Antonio Rocha Bonfim (Foto: Divulgação)
“As notícias não são animadoras”, disse o conceituado médico Benjamim, “os exames apontam para um quadro irreversível e...”
“Quanto tempo ainda tenho, doutor?”, perguntou o paciente Euzébio Granada, preenchendo a constrangedora pausa na fala do doutor.
“Como eu disse, as notícias não são auspiciosas”, reforçou o doutor, “no atual estágio em que se encontra a medicina, não há o que possa ser feito para...”
“Quanto tempo, doutor?”
“Impossível dizer com exatidão, diria que, no máximo, seis meses.”

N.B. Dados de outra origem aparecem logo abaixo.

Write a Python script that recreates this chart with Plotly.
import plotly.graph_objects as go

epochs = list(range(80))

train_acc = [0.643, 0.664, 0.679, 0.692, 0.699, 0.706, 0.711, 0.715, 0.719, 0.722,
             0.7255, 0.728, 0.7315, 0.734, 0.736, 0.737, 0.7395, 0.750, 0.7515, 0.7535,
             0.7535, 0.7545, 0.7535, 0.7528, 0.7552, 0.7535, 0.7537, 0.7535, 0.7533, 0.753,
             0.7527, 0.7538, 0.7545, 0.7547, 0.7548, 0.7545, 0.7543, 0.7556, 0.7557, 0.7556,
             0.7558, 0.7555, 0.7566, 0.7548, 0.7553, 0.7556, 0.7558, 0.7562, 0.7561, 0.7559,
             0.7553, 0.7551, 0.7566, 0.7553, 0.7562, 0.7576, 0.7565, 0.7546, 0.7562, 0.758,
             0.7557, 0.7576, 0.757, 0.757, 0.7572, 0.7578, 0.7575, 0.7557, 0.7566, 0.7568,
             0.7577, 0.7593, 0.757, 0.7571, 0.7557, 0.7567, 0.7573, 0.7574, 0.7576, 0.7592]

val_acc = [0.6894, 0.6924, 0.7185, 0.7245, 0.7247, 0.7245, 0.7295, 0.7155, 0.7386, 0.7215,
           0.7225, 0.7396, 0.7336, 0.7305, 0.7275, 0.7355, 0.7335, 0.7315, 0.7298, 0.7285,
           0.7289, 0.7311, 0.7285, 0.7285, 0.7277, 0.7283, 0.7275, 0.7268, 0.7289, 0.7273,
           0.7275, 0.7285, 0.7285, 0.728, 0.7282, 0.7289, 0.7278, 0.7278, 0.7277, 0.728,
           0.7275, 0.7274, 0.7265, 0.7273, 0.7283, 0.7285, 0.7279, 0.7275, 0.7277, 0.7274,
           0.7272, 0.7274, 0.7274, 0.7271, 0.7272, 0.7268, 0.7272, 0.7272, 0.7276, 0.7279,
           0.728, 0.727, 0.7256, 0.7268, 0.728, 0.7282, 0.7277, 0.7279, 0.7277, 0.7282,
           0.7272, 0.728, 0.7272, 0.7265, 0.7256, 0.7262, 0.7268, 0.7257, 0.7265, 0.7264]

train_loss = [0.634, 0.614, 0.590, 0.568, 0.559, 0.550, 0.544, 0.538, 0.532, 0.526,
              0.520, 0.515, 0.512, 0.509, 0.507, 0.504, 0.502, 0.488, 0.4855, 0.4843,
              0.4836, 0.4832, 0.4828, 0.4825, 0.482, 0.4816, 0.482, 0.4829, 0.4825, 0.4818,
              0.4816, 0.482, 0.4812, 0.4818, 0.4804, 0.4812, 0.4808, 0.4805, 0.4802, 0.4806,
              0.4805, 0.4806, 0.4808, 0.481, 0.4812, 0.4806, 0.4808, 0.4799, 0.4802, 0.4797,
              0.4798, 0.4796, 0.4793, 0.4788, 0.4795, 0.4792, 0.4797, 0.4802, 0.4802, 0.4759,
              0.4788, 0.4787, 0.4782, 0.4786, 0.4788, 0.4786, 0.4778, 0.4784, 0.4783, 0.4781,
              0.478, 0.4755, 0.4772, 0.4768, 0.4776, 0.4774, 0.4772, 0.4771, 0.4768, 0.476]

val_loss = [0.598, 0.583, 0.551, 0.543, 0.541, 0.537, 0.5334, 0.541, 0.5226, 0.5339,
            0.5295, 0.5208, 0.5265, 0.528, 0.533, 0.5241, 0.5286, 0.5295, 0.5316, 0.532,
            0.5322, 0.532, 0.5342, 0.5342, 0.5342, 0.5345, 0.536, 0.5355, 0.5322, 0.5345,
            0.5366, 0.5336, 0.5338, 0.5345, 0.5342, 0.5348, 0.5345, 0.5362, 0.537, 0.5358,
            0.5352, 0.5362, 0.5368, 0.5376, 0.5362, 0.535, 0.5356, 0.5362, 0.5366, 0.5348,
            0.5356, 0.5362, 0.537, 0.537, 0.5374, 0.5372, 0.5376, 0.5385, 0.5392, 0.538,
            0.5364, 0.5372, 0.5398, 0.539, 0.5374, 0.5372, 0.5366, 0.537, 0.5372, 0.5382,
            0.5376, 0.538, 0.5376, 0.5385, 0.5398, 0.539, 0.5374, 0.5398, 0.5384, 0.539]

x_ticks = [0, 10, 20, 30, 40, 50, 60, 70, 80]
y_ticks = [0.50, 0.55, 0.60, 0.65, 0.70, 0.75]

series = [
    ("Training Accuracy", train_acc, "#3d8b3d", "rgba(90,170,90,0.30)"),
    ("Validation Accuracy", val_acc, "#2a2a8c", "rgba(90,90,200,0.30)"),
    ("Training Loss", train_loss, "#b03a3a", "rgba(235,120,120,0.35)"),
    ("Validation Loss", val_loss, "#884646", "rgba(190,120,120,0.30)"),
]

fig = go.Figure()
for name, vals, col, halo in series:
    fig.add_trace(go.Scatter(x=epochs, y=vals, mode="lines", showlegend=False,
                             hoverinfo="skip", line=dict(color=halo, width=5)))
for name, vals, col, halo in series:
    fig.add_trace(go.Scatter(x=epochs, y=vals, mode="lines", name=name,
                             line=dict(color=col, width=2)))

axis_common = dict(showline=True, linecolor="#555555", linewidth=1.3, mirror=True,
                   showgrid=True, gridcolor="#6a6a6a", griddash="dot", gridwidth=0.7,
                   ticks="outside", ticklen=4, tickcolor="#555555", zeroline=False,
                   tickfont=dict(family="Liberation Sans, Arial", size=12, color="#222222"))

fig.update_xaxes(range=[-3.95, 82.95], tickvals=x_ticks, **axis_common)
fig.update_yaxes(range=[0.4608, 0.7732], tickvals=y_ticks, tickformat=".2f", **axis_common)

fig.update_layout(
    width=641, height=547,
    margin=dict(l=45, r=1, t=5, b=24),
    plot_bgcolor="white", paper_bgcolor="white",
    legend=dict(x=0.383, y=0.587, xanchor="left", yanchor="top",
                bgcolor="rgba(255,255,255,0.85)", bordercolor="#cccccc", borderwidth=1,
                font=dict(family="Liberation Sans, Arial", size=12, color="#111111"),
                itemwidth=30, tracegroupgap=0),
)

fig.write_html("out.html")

“É razoável, a vida é assim mesmo, doutor, especialista em pregar peças e nos surpreender com inesperados presentes, é exatamente isso que a torna fascinante, e assim é até nos proporcionar o derradeiro presente: a morte”, ligeira pausa, “por força de ofício, estou familiarizado com a morte, tenho com ela uma relação amistosa.”
“Ah, sim, e qual é sua profissão?”
“Sou faxineiro, meu trabalho mais recente foi em um badanal numa balada badalada, só não foi em Badalona, imagine um trabalho em Badalona no badanal de uma balada badalada, seria uma aliteração, e um autêntico trava-língua.”
“Hein?!... O que é aliteração? E o que é Badalona?”
“Aliteração é a repetição de fonemas idênticos ou parecidos no início de várias palavras na mesma frase ou verso”, pausa, “e Badalona é uma cidade espanhola, da Catalunha, no subúrbio de Barcelona, residi em Badalona durante dois anos.”
“O senhor fala como um homem de vasta cultura, não pode ser um faxineiro.”
“O senhor está partindo do pressuposto de que faxineiros não são cultos, isso é preconceito, doutor, o fato é que, sou faxineiro, e também sou um entusiasta da leitura, atualmente estou lendo Zygmunt Bauman, aliás, uma leitura que recomendo.”
“Zygmunt Bauman, nome estranho para um livro!”
“Zygmunt Bauman não é o título de um livro, doutor, é o nome de um pensador polonês nascido em 1925, usei uma figura de linguagem chamada metonímia, que consiste no emprego de um termo por outro, havendo entre eles uma relação lógica de sentido, pode ser de causa e efeito, continente e conteúdo, parte e todo, autor e obra... No caso em questão, o nome do autor substitui a obra.”
“Ah, sei!”
“Quando digo que estou lendo Zygmunt Bauman, significa dizer que estou lendo as obras de Zygmunt Baumam, é interessante a maneira como Zygmunt trabalha o conceito de modernidade líquida e jardineiro e caçador. Recomendo o velho Bauman.”
“Seja franco, o senhor não é faxineiro, é?”
“Faxineiro é um jargão usado em meu ofício, sou assassino profissional, Sombra é meu codinome, faço serviço de limpeza, removo o lixo da sociedade.”
“O senhor não me mataria... Não tenho culpa se os exames...”
“Acalme-se, doutor, só elimino a escória, políticos do alto escalão, estupradores e afins, ah, a incompetência e a mentira também me incomodam muito...”
Na semana seguinte, a secretária de Benjamim telefonou para Euzébio e disse ter ocorrido um lamentável engano, uma troca nos exames, e que, na verdade, era outra pessoa e não Granada quem estava prestes a morrer.
Alguns dias depois, encontraram o doutor Benjamim morto em sua mansão.
“Não há a menor pista que possa nos levar ao autor do crime”, disse em entrevista o delegado encarregado do caso, “parece que a vítima foi executada por uma sombra.”